Cristina Pastia will very likely never know happened to her mother and father on Sept. 12, 2009.
Pastia, then 20 years old, was living in Burnaby, studying criminology at SFU, and expecting her parents to return from a three-week trip from their home country of Romania.
"The day they were supposed to come back, I found out they are not," says Pastia, a tiny, thin woman with wide brown eyes.
Friends of the family informed her there had been an accident, but later that day, Pastia's uncle told her what the allegations were: that her father had killed her mother and then himself. Pastia fell utterly apart.
"That was the first time I completely lost it. I've never done it since."
From the beginning, Pastia was perplexed. Her parents' marriage seemed happy, and there was no history of abuse or violence. There was a note, allegedly left by her father, but the signature didn't match the one Pastia had seen him regularly use. Romanian police eventually closed the case, but Pastia was left bewildered.
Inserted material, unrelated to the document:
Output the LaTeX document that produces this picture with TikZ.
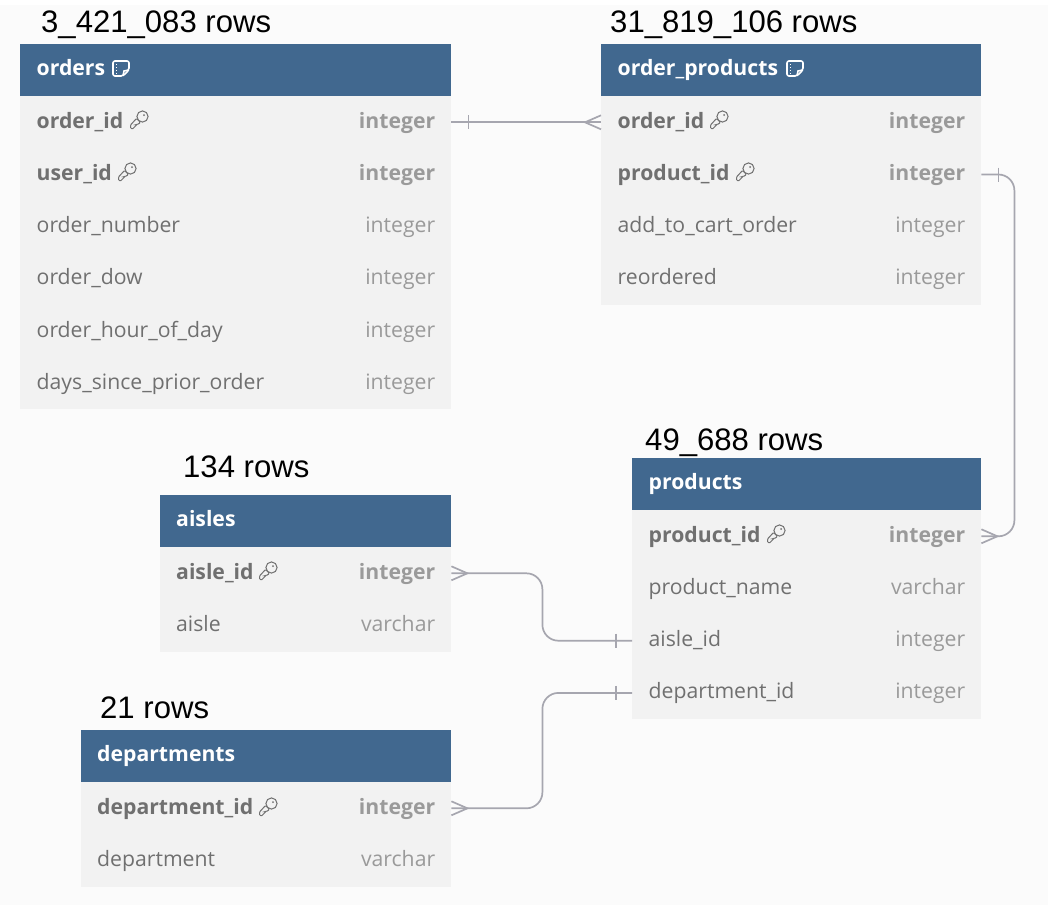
\documentclass[tikz,border=0pt]{standalone}
\usepackage{fontspec}
\setmainfont{Open Sans}
\newfontfamily\countfont{Liberation Sans}
\definecolor{headblue}{HTML}{41688F}
\definecolor{rowgray}{HTML}{F2F2F2}
\definecolor{pagegray}{HTML}{FBFBFB}
\definecolor{linegray}{HTML}{A6A6AF}
\definecolor{keygray}{HTML}{707070}
\definecolor{typegray}{HTML}{9A9A9A}
\tikzset{
    tablehead/.style={anchor=north west, fill=headblue, text=white, font=\fontsize{21.2}{24}\selectfont\bfseries, align=left, inner xsep=16.5pt, inner ysep=0pt, minimum height=52.2pt, text height=15pt, text depth=5pt, text width=#1-33pt},
    tablerow/.style={anchor=north west, fill=rowgray, text=keygray, font=\fontsize{21.2}{24}\selectfont, align=left, inner xsep=16.5pt, inner ysep=0pt, minimum height=52.2pt, text height=16pt, text depth=4pt, text width=#1-33pt},
    keyrow/.style={tablerow=#1, font=\fontsize{21.2}{24}\selectfont\bfseries},
    typename/.style={anchor=east, xshift=-16pt, text=typegray, inner sep=0pt, text height=16pt, text depth=4pt, font=\fontsize{21.2}{24}\selectfont},
    keytype/.style={typename, font=\fontsize{21.2}{24}\selectfont\bfseries},
    rowcount/.style={anchor=base west, inner sep=0pt, font=\fontsize{31.1}{36}\countfont},
    link/.style={draw=linegray, line width=1.7pt},
    keyicon/.pic={
        \draw[keygray, line width=1pt, fill=rowgray, rounded corners=1pt] (-2.5,-1.5) -- (-8.5,5) -- (-8.5,8.5) -- (-5,8.5) -- (-5,6.5) -- (-3,6.5) -- (-3,4.5) -- (-1.5,4.5) -- (1.5,2.5) -- cycle;
        \draw[keygray, line width=1pt, fill=rowgray] (3.5,-3.5) circle (5.6);
        \fill[keygray] (5,-5) circle (1);
    },
    noteicon/.pic={
        \draw[white, line width=1.6pt, rounded corners=2pt] (8,2) -- (8,-7) -- (-8,-7) -- (-8,8) -- (2,8) -- cycle;
        \draw[white, line width=1.6pt] (8,2) -- (3,3) -- (2,8);
        \draw[white, line width=1pt, dotted] (-4.5,-4) -- (-4.5,6);
    },
}
\begin{document}
\begin{tikzpicture}[x=1pt, y=-1pt]
    \useasboundingbox (0,0) rectangle (1048,908);
    \fill[white] (0,0) rectangle (1048,908);
    \fill[pagegray] (0,5) rectangle (1048,905);

    % row counts
    \node[rowcount] (orders_count) at (41,32) {3\_421\_083 rows};
    \node[rowcount] (order_products_count) at (610,32) {31\_819\_106 rows};
    \node[rowcount] (products_count) at (645,450) {49\_688 rows};
    \node[rowcount] (aisles_count) at (183,477) {134 rows};
    \node[rowcount] (departments_count) at (100,718) {21 rows};

    % orders
    \node[tablehead=431pt] (orders) at (20,44) {orders};
    \node[keyrow=431pt] (orders_order_id) at (20,96) {order\_id};
    \node[keyrow=431pt] (orders_user_id) at (20,148.2) {user\_id};
    \node[tablerow=431pt] (orders_number) at (20,200.4) {order\_number};
    \node[tablerow=431pt] (orders_dow) at (20,252.6) {order\_dow};
    \node[tablerow=431pt] (orders_hour) at (20,304.8) {order\_hour\_of\_day};
    \node[tablerow=431pt] (orders_days) at (20,357) {days\_since\_prior\_order};
    \node[keytype] (t1) at (orders_order_id.east) {integer};
    \node[keytype] (t2) at (orders_user_id.east) {integer};
    \node[typename] (t3) at (orders_number.east) {integer};
    \node[typename] (t4) at (orders_dow.east) {integer};
    \node[typename] (t5) at (orders_hour.east) {integer};
    \node[typename] (t6) at (orders_days.east) {integer};

    % order_products
    \node[tablehead=380pt] (order_products) at (601,44) {order\_products};
    \node[keyrow=380pt] (op_order_id) at (601,96) {order\_id};
    \node[keyrow=380pt] (op_product_id) at (601,148.2) {product\_id};
    \node[tablerow=380pt] (op_cart) at (601,200.4) {add\_to\_cart\_order};
    \node[tablerow=380pt] (op_reordered) at (601,252.6) {reordered};
    \node[keytype] (t7) at (op_order_id.east) {integer};
    \node[keytype] (t8) at (op_product_id.east) {integer};
    \node[typename] (t9) at (op_cart.east) {integer};
    \node[typename] (t10) at (op_reordered.east) {integer};

    % products
    \node[tablehead=349pt] (products) at (632,458) {products};
    \node[keyrow=349pt] (p_product_id) at (632,510) {product\_id};
    \node[tablerow=349pt] (p_name) at (632,562.2) {product\_name};
    \node[tablerow=349pt] (p_aisle_id) at (632,614.4) {aisle\_id};
    \node[tablerow=349pt] (p_department_id) at (632,666.6) {department\_id};
    \node[keytype] (t11) at (p_product_id.east) {integer};
    \node[typename] (t12) at (p_name.east) {varchar};
    \node[typename] (t13) at (p_aisle_id.east) {integer};
    \node[typename] (t14) at (p_department_id.east) {integer};

    % aisles
    \node[tablehead=291.5pt] (aisles) at (159.5,495) {aisles};
    \node[keyrow=291.5pt] (a_aisle_id) at (159.5,547) {aisle\_id};
    \node[tablerow=291.5pt] (a_aisle) at (159.5,599.2) {aisle};
    \node[keytype] (t15) at (a_aisle_id.east) {integer};
    \node[typename] (t16) at (a_aisle.east) {varchar};

    % departments
    \node[tablehead=370.5pt] (departments) at (80.5,730) {departments};
    \node[keyrow=370.5pt] (d_department_id) at (80.5,782) {department\_id};
    \node[tablerow=370.5pt] (d_department) at (80.5,834.2) {department};
    \node[keytype] (t17) at (d_department_id.east) {integer};
    \node[typename] (t18) at (d_department.east) {varchar};

    % icons
    \pic at (121,68) {noteicon};
    \pic at (795,68) {noteicon};
    \pic at (139,120) {keyicon};
    \pic at (127,172) {keyicon};
    \pic at (719,120) {keyicon};
    \pic at (745,172) {keyicon};
    \pic at (776,534) {keyicon};
    \pic at (268,571) {keyicon};
    \pic at (268,807) {keyicon};

    % connectors
    \draw[link] (orders_order_id.east) -- (op_order_id.west);
    \draw[link] (orders_order_id.east) ++(17,-7) -- ++(0,14);
    \draw[link] (op_order_id.west) ++(0,-7) -- ++(-16,7) -- ++(16,7);

    \draw[link, rounded corners=16pt] (op_product_id.east) -- ++(33,0) |- (p_product_id.east);
    \draw[link] (op_product_id.east) ++(17,-7) -- ++(0,14);
    \draw[link] (p_product_id.east) ++(0,-7) -- ++(16,7) -- ++(-16,7);

    \draw[link, rounded corners=16pt] (a_aisle_id.east) -- ++(91,0) |- (p_aisle_id.west);
    \draw[link] (a_aisle_id.east) ++(0,-7) -- ++(16,7) -- ++(-16,7);
    \draw[link] (p_aisle_id.west) ++(-16,-7) -- ++(0,14);

    \draw[link, rounded corners=16pt] (d_department_id.east) -- ++(91,0) |- (p_department_id.west);
    \draw[link] (d_department_id.east) ++(0,-7) -- ++(16,7) -- ++(-16,7);
    \draw[link] (p_department_id.west) ++(-16,-7) -- ++(0,14);
\end{tikzpicture}
\end{document}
"There are a lot of things that don't make sense," she says. "I don't know that he did it. I don't know that he didn't do it. I don't want to believe that he did it."
Pastia was left to deal with the aftermath with support from friends but her family was far away in Romania. She fought with Romanian police to have her statement taken and grappled with bureaucracy for the documents needed to make funeral arrangements and ensure the wills were carried out.
For roughly six months, Pastia was in shock. She buried herself in school, pumping out papers and earning good grades. She was accepted to the fall 2010 honours program, but sheer exhaustion caught up with her. She would start crying a lot and became frustrated over small issues. Pastia decided to take a year off school.
Pastia searched online for information about the grieving process but was frustrated with the sappy tones, pastels and floral motifs that glossed over the worst.
"When I really experienced all the ugly parts, I felt something was wrong with me. I needed the acknowledgment that it's horrible," she says. Also, about four months after her parents died, Pastia started volunteering with Women Against Violence Against Women, in the office and on the crisis line, helping women escape violence.
Counselling others gave Pastia hope that she would get through her loss.
"I'd spend my time talking to people on the phone. They'd been through these horrible situations," she says. "It made me think I could learn to live with it."
Pastia spent two-and-a-half years with WAVAW and is now volunteering with B.C. Victims of Homicide, a small organization that helps people who've lost loved ones to murder. Pastia works mostly in the office, making lists of resources, compiling information on death benefits. She also finished her honours thesis and has already started the master's program in SFU's school of criminology. She was originally considering law school but has since shifted her focus to helping victims of violent crime.
"It's the one thing that really seems to fit for me and my life," she says.
On Tuesday, Sept. 18, Pastia received the Terry Fox Gold Medal at SFU, reserved for one student each year who demonstrated courage in the face of adversity. "That's really intimidating, honestly," she says. "It's unbelievably flattering and also a little scary. It feels like a lot to live up to."
The ceremony was held just before the Terry Fox Run.
Pastia still struggles with day-to-day activities, and the sudden loss of her parents will always be a part of who she is.
"It doesn't go away. It's really hard to, I don't know, do anything. I don't know how to explain it. Everything reminds me of it."